If your marriage is currently on shaky ground, you may assume is that divorce is inevitable. It’s common for those going through marital difficulties to worry about the implications of divorce, as it can result in substantial personal expense and reduced overall assets.
The good news is that even if you do wind up divorcing, there are steps that you and your spouse could take right now to limit the negative effects of divorce, including how much it will cost your family. A postnuptial agreement is a powerful tool to aid couples struggling in their marriage and to help those who decide that divorce is the right path to take.
Postnuptial agreement can lead to a faster and easier divorce
Like the more common and well-known marital agreement, the prenuptial agreement, postnuptial agreements serve to outline how a couple plans to split their assets in the event of a divorce.
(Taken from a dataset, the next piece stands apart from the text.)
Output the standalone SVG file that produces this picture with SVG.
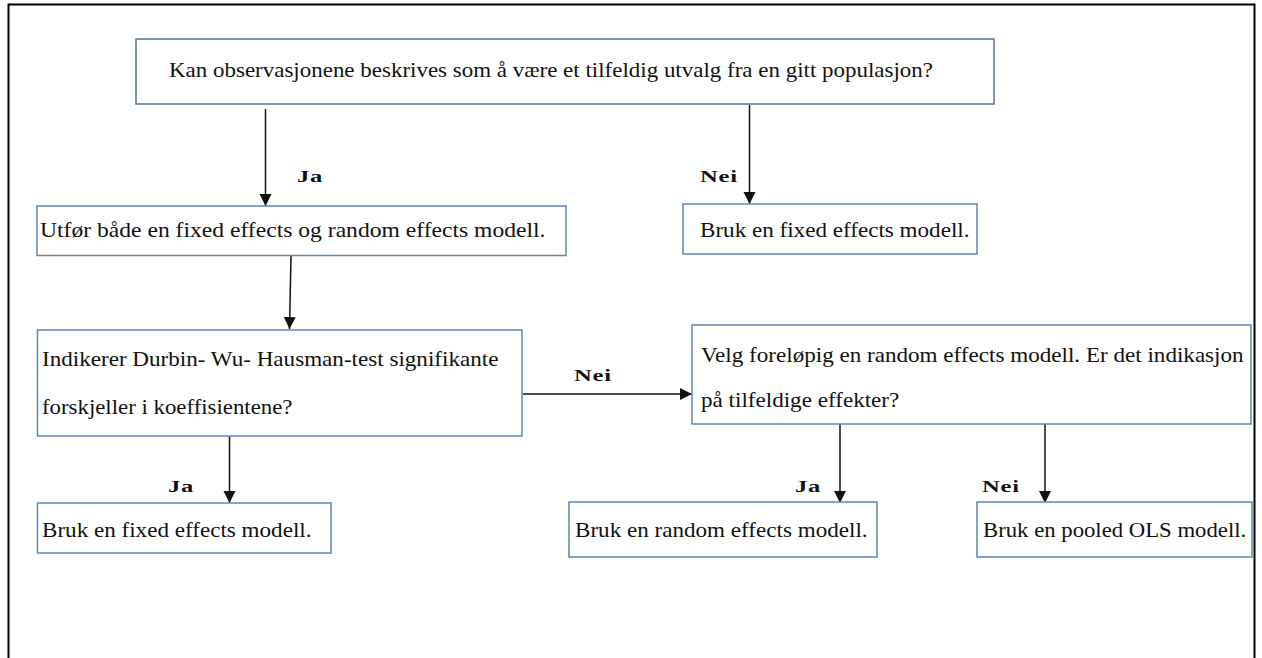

They are a valuable tool for those who want to start their own business or those who have recently received a large inheritance that they want to protect in the event of a divorce.
Spouses can set aside certain assets as separate property and create rules and instructions for their remaining property that will guide a future divorce. Provided that both of you continue to be satisfied with the terms that you set, a postnuptial agreement can lead to a relatively fast and affordable uncontested divorce.
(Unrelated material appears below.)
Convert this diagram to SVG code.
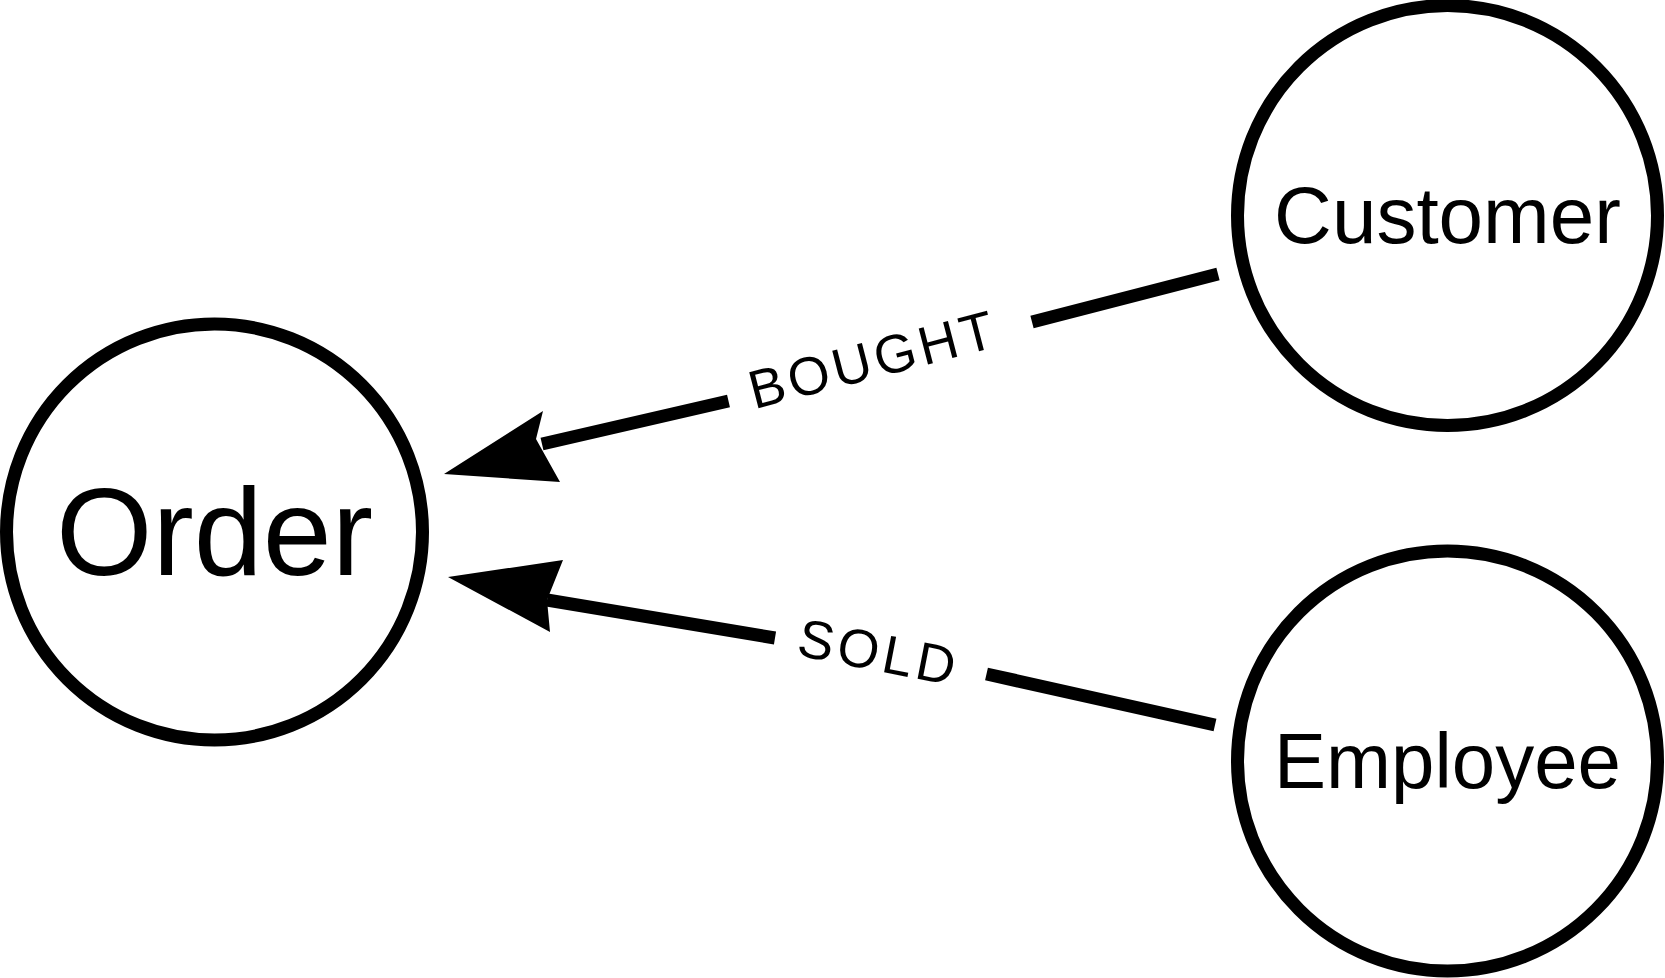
<svg xmlns="http://www.w3.org/2000/svg" width="1665" height="978" viewBox="0 0 1665 978">
<style>
.n{fill:#fff;stroke:#000;stroke-width:13}
.t{font-family:"Liberation Sans",Arial,sans-serif;text-anchor:middle;dominant-baseline:central;fill:#000}
.e{stroke:#000;stroke-width:13;fill:none}
.l{font-family:"Liberation Sans",Arial,sans-serif;font-size:54px;letter-spacing:4px;text-anchor:middle;dominant-baseline:central}
</style>
<rect width="1665" height="978" fill="#fff"/>
<g id="connectors">
<g id="bought">
<path class="e" d="M1218,274L1032,322M728.5,401L542,444"/>
<polygon points="444,474 543,411 536,439 560,482"/>
<text class="l" transform="translate(873,359) rotate(-14.5)">BOUGHT</text>
</g>
<g id="sold">
<path class="e" d="M1215,725L986.5,674M775,638L547,600"/>
<polygon points="448,577 563,560 547,600 550,632"/>
<text class="l" transform="translate(879,652) rotate(11)">SOLD</text>
</g>
</g>
<g id="order"><circle class="n" cx="214.5" cy="532" r="208"/><text class="t" x="214.5" y="532" font-size="124">Order</text></g>
<g id="customer"><circle class="n" cx="1447.5" cy="215.5" r="210"/><text class="t" x="1447.5" y="215.5" font-size="80">Customer</text></g>
<g id="employee"><circle class="n" cx="1447.5" cy="761" r="210"/><text class="t" x="1447.5" y="761" font-size="78">Employee</text></g>
</svg>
A postnuptial agreement might help get your marriage back on track
Needing to really sit down and contemplate the potential end of a marriage can be a wake-up call for someone who has pulled back from a relationship or hasn’t prioritized their spouse recently. Additionally, taking the mystery out of the outcome of the divorce might remove the incentive for some people to file.
You and your spouse can potentially negotiate to be on more even footing as your marriage moves forward. Some people find that a postnuptial agreement is enough to help them keep their marriage from falling apart, while others can use it as a turning point in their relationship where they rebuild. That can be valuable for couples who share children and will have to share custody after a divorce.